Well, like I said, Lithuania is a member of the EU so it doesn’t need democracy. So, there is not RFE/RL (Azatutyun’s mother organization) in Lithuania. Open Society Foundations doesn’t fund media in Lithuania. The major media outlets in the country – run by the state and oliga…I mean businessmen – aren’t primarily funded by grants.

And guess what? There are only a handful of them. You know why? Because a country that has a population of about 3 million can only sustain a few of these. You know why? Because there is no need for more. Even massive media markets like New York, Chicago, and Los Angeles can rarely sustain more than a few media outlets on their own populations alone; in fact, they rarely do.

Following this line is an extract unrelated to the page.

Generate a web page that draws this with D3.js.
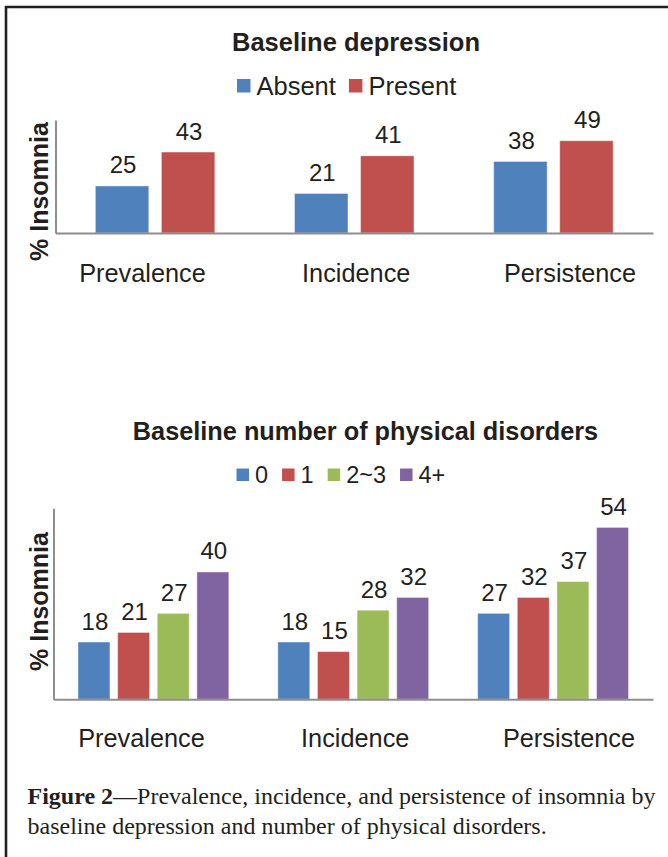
<!DOCTYPE html>
<html>
<head>
<meta charset="utf-8">
<script src="https://cdn.jsdelivr.net/npm/d3@7/dist/d3.min.js"></script>
<style>
  html, body { margin: 0; padding: 0; background: #fff; }
  svg { display: block; }
  .sans { font-family: Arial, "Liberation Sans", Helvetica, sans-serif; }
</style>
</head>
<body>
<svg id="fig" width="668" height="857"></svg>
<script>
// Outcome categories shared by both panels
const categories = ["Prevalence", "Incidence", "Persistence"];

// Panel A: baseline depression
const depressionGroups = ["Absent", "Present"];
const depressionAbsent = [25, 21, 38];
const depressionPresent = [43, 41, 49];

// Panel B: baseline number of physical disorders
const disorderGroups = ["0", "1", "2~3", "4+"];
const disorders0 = [18, 18, 27];
const disorders1 = [21, 15, 32];
const disorders23 = [27, 28, 37];
const disorders4plus = [40, 32, 54];

const yDomain = [0, 60];

const palette = ["#4F81BD", "#C0504D", "#9BBB59", "#8064A2"];
const ink = "#231f20";
const axisGrey = "#8e8e8e";

const svg = d3.select("#fig");

// Frame lines along the top and left edges
svg.append("line").attr("x1", 5).attr("x2", 668).attr("y1", 7).attr("y2", 7)
  .attr("stroke", ink).attr("stroke-width", 2.6);
svg.append("line").attr("x1", 6).attr("x2", 6).attr("y1", 6).attr("y2", 857)
  .attr("stroke", ink).attr("stroke-width", 2.6);

function drawPanel(cfg) {
  const g = svg.append("g").attr("class", "sans");
  const rows = cfg.groups.map((grp, i) => ({ grp, values: cfg.series[i] }));
  const data = categories.map((c, ci) => ({
    cat: c,
    bars: rows.map((r, si) => ({ grp: r.grp, si, v: r.values[ci] }))
  }));

  const x0 = d3.scaleBand().domain(categories).range([cfg.left, cfg.right])
    .paddingInner(cfg.padInner).paddingOuter(cfg.padOuter);
  const x1 = d3.scaleBand().domain(cfg.groups).range([0, x0.bandwidth()])
    .paddingInner(cfg.barGap).paddingOuter(0);
  const y = d3.scaleLinear().domain(yDomain).range([cfg.bottom, cfg.top]);
  const xLabel = d3.scalePoint().domain(categories).range(cfg.labelRange);

  // Title
  g.append("text").attr("x", cfg.titleX).attr("y", cfg.titleY)
    .attr("text-anchor", "middle").attr("font-weight", "bold")
    .attr("font-size", cfg.titleSize).attr("fill", ink).text(cfg.title);

  // Legend laid out left to right
  let lx = cfg.legendX;
  cfg.groups.forEach((grp, i) => {
    g.append("rect").attr("x", lx).attr("y", cfg.legendY - cfg.swatch)
      .attr("width", cfg.swatch).attr("height", cfg.swatch).attr("fill", palette[i]);
    lx += cfg.swatch + 6;
    const t = g.append("text").attr("x", lx).attr("y", cfg.legendTextY)
      .attr("font-size", cfg.legendSize).attr("fill", ink).text(grp);
    lx += t.node().getComputedTextLength() + cfg.legendGap;
  });

  // Bars
  const groupsSel = g.selectAll("g.cat").data(data).join("g")
    .attr("class", "cat")
    .attr("transform", d => `translate(${x0(d.cat)},0)`);

  groupsSel.selectAll("rect").data(d => d.bars).join("rect")
    .attr("x", d => x1(d.grp))
    .attr("y", d => y(d.v))
    .attr("width", x1.bandwidth())
    .attr("height", d => y(0) - y(d.v))
    .attr("fill", d => palette[d.si])
    .attr("stroke", "rgba(255,255,255,0.45)")
    .attr("stroke-width", 1);

  groupsSel.selectAll("text").data(d => d.bars).join("text")
    .attr("x", d => x1(d.grp) + x1.bandwidth() / 2 + 1)
    .attr("y", d => y(d.v) - 12.5)
    .attr("text-anchor", "middle")
    .attr("font-size", cfg.valueSize).attr("fill", ink)
    .text(d => d.v);

  // Axes: vertical line and baseline, no ticks
  const yAxis = g.append("g").attr("transform", `translate(${cfg.left},0)`)
    .call(d3.axisLeft(y).tickValues([]).tickSizeOuter(0));
  yAxis.select(".domain").attr("stroke", axisGrey).attr("stroke-width", 2);
  const xAxis = g.append("g").attr("transform", `translate(0,${cfg.bottom})`)
    .call(d3.axisBottom(x0).tickValues([]).tickSizeOuter(0));
  xAxis.select(".domain").attr("stroke", axisGrey).attr("stroke-width", 2);

  // Category labels
  g.selectAll("text.catlabel").data(categories).join("text")
    .attr("class", "catlabel")
    .attr("x", d => xLabel(d)).attr("y", cfg.catLabelY)
    .attr("text-anchor", "middle").attr("font-size", cfg.catSize)
    .attr("fill", ink).text(d => d);

  // Y axis title
  g.append("text")
    .attr("transform", `translate(${cfg.yTitleX},${(cfg.yTitleCenter)}) rotate(-90)`)
    .attr("text-anchor", "middle").attr("font-weight", "bold")
    .attr("font-size", cfg.yTitleSize).attr("fill", ink).text("% Insomnia");
}

drawPanel({
  title: "Baseline depression",
  titleX: 356, titleY: 50.5, titleSize: 25.5,
  groups: depressionGroups,
  series: [depressionAbsent, depressionPresent],
  legendX: 237, legendY: 92.5, legendTextY: 95, swatch: 13.5, legendSize: 25.5, legendGap: 13,
  left: 55.5, right: 653, top: 120, bottom: 233,
  padInner: 0.4, padOuter: 0.2, barGap: 0.19,
  labelRange: [142.5, 570], catLabelY: 281.5, catSize: 25.3,
  valueSize: 24,
  yTitleX: 47.5, yTitleCenter: 191.5, yTitleSize: 25
});

drawPanel({
  title: "Baseline number of physical disorders",
  titleX: 365.5, titleY: 439.5, titleSize: 25.3,
  groups: disorderGroups,
  series: [disorders0, disorders1, disorders23, disorders4plus],
  legendX: 236.5, legendY: 481, legendTextY: 483.3, swatch: 12.5, legendSize: 23.5, legendGap: 14,
  left: 53.5, right: 653, top: 508.3, bottom: 699.3,
  padInner: 0.245, padOuter: 0.1225, barGap: 0.193,
  labelRange: [141.5, 569], catLabelY: 746.7, catSize: 25.3,
  valueSize: 24,
  yTitleX: 47.5, yTitleCenter: 601.5, yTitleSize: 25
});

// Figure caption
const cap = svg.append("g")
  .attr("font-family", "'Liberation Serif', 'Times New Roman', Times, serif")
  .attr("font-size", 24).attr("fill", ink);
const line1 = cap.append("text").attr("x", 27.5).attr("y", 804);
line1.append("tspan").attr("font-weight", "bold").text("Figure 2");
line1.append("tspan").text("\u2014Prevalence, incidence, and persistence of insomnia by");
cap.append("text").attr("x", 27.5).attr("y", 833.5)
  .text("baseline depression and number of physical disorders.");

// Fit the first caption line to its column width
const capWidth = 653 - 27.5;
const w1 = line1.node().getComputedTextLength();
if (Math.abs(w1 - capWidth) > 4) {
  line1.attr("textLength", capWidth).attr("lengthAdjust", "spacing");
}
</script>
</body>
</html>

Armenia has dozens of media outlets and many, if not most, are funded by foreign governments and foreign organizations. These aren’t specialized newspaper, like a few for arts, a few for sports, a few for literary criticism, a few for music (you know, the things that actually help build civil society), but general news that, somehow, coincidentally, were anti-government when Robert Kocharyan and Serzh Sargsyan were the presidents. Somehow, coincidentally, they agreed on casting a shadow on the government’s trustworthiness, institutions like the army and the Church, on the validity of elections, on the heroism of heroes.

Could it be that these outlets are needed not by Armenia but the foreign governments and organizations that fund them? Could it be that they serve a purpose other than the emollient objectives they announce? Could it be that it’s unhealthy for Armenian society to be so heavily influenced by outlets that owe their very existence to non-Armenian sources?

But the really interesting thing about Lithuania?

In May 2019, it banned the editor of an outlet funded by a foreign government because the country determined that he was a “threat to national security.”

Everyone else seems to do what they believe is in their country’s best interest, why don’t we?

4 Comments

  1. Tsakoug Tsakoug Feb 9, 2021

    Thank you for this.

  2. […] ask why there is so much foreign money in Armenia specifically targeting the media. An anachronistic myth persists that the Armenian media landscape is overwhelmingly controlled by government […]

  3. garegin garegin Jun 17, 2021

    1.First of all, the fact that there is media unfreedom in Armenia is evident for everyone. But just blaming several private media channels by saying that they have not trustworthy news is not the right thing to do. Many Armenian channels, including a well-known Armenian H1 tv, funded by the government, are indeed one of Armenia’s most biased TV channels. During the elections, many political parties complain that this channel refused to post their videos or pre-election messages without giving any valid reasons
    2. Secondly, many other TV channels are owned by certain politicians or business people and other people of power. These channels also try to brainwash many people and make them believe in false or accurate things. And all these channels, including the national H1, are not funded by foreign organizations and are even more viewed than the channels mentioned in the article(EVN report, Civil Net). However, the way they try to report the news is even worse for our society because people tend to believe these national TV Channels.
    3.And finally, I see no point in comparing Lithuania with Armenia. Two different countries with entirely different inter-political, geopolitical, social, and cultural bases and issues.
    Before blaming these TV Channels, we must start with our national ones and then go to the TV channels that foreign organizations fund.